▸ Written request
Each entry must be given again exactly; images do not belong in the copy.

=== Data provided ===

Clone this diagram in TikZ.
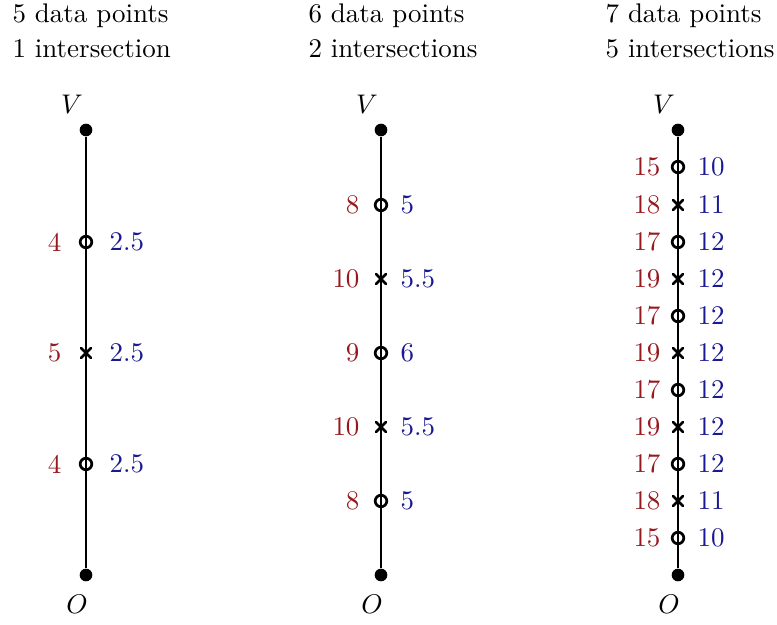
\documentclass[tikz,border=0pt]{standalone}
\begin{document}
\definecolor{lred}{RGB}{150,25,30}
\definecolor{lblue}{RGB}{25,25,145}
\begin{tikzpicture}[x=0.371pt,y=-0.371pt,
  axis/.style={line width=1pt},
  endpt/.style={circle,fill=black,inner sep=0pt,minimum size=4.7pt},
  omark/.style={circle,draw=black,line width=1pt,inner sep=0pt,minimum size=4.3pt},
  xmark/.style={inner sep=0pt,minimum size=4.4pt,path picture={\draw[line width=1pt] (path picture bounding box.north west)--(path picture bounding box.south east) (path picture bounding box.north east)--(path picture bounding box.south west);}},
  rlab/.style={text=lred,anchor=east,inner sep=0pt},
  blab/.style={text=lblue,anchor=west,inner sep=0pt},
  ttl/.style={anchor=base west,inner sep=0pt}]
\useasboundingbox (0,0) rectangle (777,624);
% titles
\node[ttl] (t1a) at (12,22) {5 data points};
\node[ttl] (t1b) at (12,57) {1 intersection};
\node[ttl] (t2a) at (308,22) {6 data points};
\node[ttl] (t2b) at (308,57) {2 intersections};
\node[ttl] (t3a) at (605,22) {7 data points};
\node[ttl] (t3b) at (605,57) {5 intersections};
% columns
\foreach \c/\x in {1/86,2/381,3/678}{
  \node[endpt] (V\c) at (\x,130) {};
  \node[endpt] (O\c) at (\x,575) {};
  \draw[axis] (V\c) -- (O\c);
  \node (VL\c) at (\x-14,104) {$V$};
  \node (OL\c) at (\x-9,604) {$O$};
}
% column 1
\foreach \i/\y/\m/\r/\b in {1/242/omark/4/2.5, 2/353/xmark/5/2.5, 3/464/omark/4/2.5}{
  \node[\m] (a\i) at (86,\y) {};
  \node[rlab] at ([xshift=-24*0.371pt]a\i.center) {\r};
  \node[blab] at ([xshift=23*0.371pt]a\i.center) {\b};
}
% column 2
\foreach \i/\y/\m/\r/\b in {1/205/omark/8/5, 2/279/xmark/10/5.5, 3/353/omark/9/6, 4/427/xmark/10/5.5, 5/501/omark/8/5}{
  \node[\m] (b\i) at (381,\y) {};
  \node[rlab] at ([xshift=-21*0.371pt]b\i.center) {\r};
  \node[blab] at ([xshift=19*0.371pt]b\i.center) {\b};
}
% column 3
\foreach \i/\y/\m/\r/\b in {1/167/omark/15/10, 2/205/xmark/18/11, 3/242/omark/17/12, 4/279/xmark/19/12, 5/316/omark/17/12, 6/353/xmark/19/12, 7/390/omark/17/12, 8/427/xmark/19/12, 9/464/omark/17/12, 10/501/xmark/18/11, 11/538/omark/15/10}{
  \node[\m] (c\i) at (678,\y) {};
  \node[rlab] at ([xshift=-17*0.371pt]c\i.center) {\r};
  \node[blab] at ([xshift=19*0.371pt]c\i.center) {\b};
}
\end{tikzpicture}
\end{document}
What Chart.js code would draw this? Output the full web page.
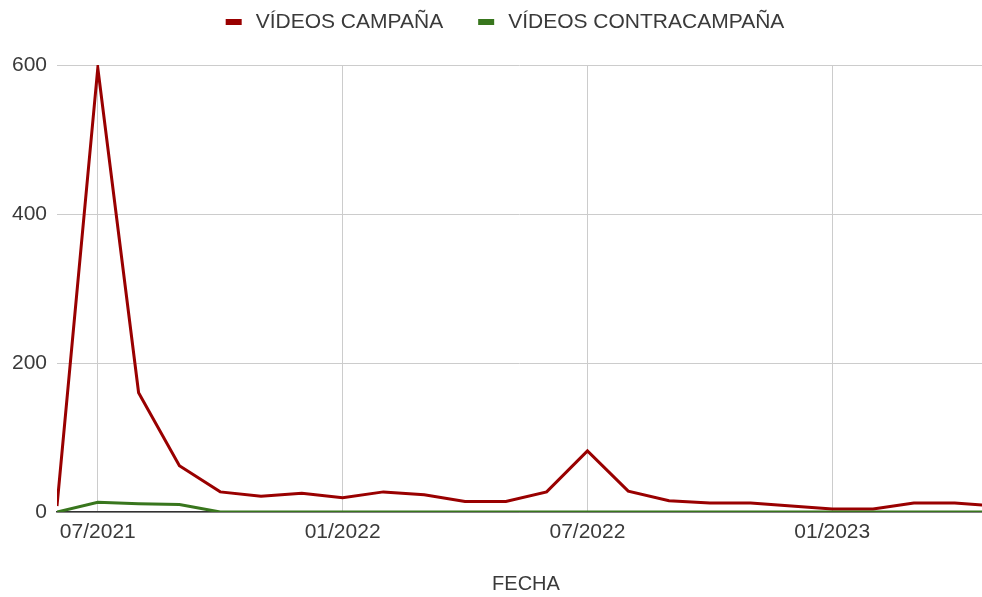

===

▸ Written answer
Clone this diagram in TikZ.
\documentclass[tikz,border=0pt]{standalone}
\begin{document}
\definecolor{lred}{RGB}{150,25,30}
\definecolor{lblue}{RGB}{25,25,145}
\begin{tikzpicture}[x=0.371pt,y=-0.371pt,
  axis/.style={line width=1pt},
  endpt/.style={circle,fill=black,inner sep=0pt,minimum size=4.7pt},
  omark/.style={circle,draw=black,line width=1pt,inner sep=0pt,minimum size=4.3pt},
  xmark/.style={inner sep=0pt,minimum size=4.4pt,path picture={\draw[line width=1pt] (path picture bounding box.north west)--(path picture bounding box.south east) (path picture bounding box.north east)--(path picture bounding box.south west);}},
  rlab/.style={text=lred,anchor=east,inner sep=0pt},
  blab/.style={text=lblue,anchor=west,inner sep=0pt},
  ttl/.style={anchor=base west,inner sep=0pt}]
\useasboundingbox (0,0) rectangle (777,624);
% titles
\node[ttl] (t1a) at (12,22) {5 data points};
\node[ttl] (t1b) at (12,57) {1 intersection};
\node[ttl] (t2a) at (308,22) {6 data points};
\node[ttl] (t2b) at (308,57) {2 intersections};
\node[ttl] (t3a) at (605,22) {7 data points};
\node[ttl] (t3b) at (605,57) {5 intersections};
% columns
\foreach \c/\x in {1/86,2/381,3/678}{
  \node[endpt] (V\c) at (\x,130) {};
  \node[endpt] (O\c) at (\x,575) {};
  \draw[axis] (V\c) -- (O\c);
  \node (VL\c) at (\x-14,104) {$V$};
  \node (OL\c) at (\x-9,604) {$O$};
}
% column 1
\foreach \i/\y/\m/\r/\b in {1/242/omark/4/2.5, 2/353/xmark/5/2.5, 3/464/omark/4/2.5}{
  \node[\m] (a\i) at (86,\y) {};
  \node[rlab] at ([xshift=-24*0.371pt]a\i.center) {\r};
  \node[blab] at ([xshift=23*0.371pt]a\i.center) {\b};
}
% column 2
\foreach \i/\y/\m/\r/\b in {1/205/omark/8/5, 2/279/xmark/10/5.5, 3/353/omark/9/6, 4/427/xmark/10/5.5, 5/501/omark/8/5}{
  \node[\m] (b\i) at (381,\y) {};
  \node[rlab] at ([xshift=-21*0.371pt]b\i.center) {\r};
  \node[blab] at ([xshift=19*0.371pt]b\i.center) {\b};
}
% column 3
\foreach \i/\y/\m/\r/\b in {1/167/omark/15/10, 2/205/xmark/18/11, 3/242/omark/17/12, 4/279/xmark/19/12, 5/316/omark/17/12, 6/353/xmark/19/12, 7/390/omark/17/12, 8/427/xmark/19/12, 9/464/omark/17/12, 10/501/xmark/18/11, 11/538/omark/15/10}{
  \node[\m] (c\i) at (678,\y) {};
  \node[rlab] at ([xshift=-17*0.371pt]c\i.center) {\r};
  \node[blab] at ([xshift=19*0.371pt]c\i.center) {\b};
}
\end{tikzpicture}
\end{document}
What Chart.js code would draw this? Output the full web page.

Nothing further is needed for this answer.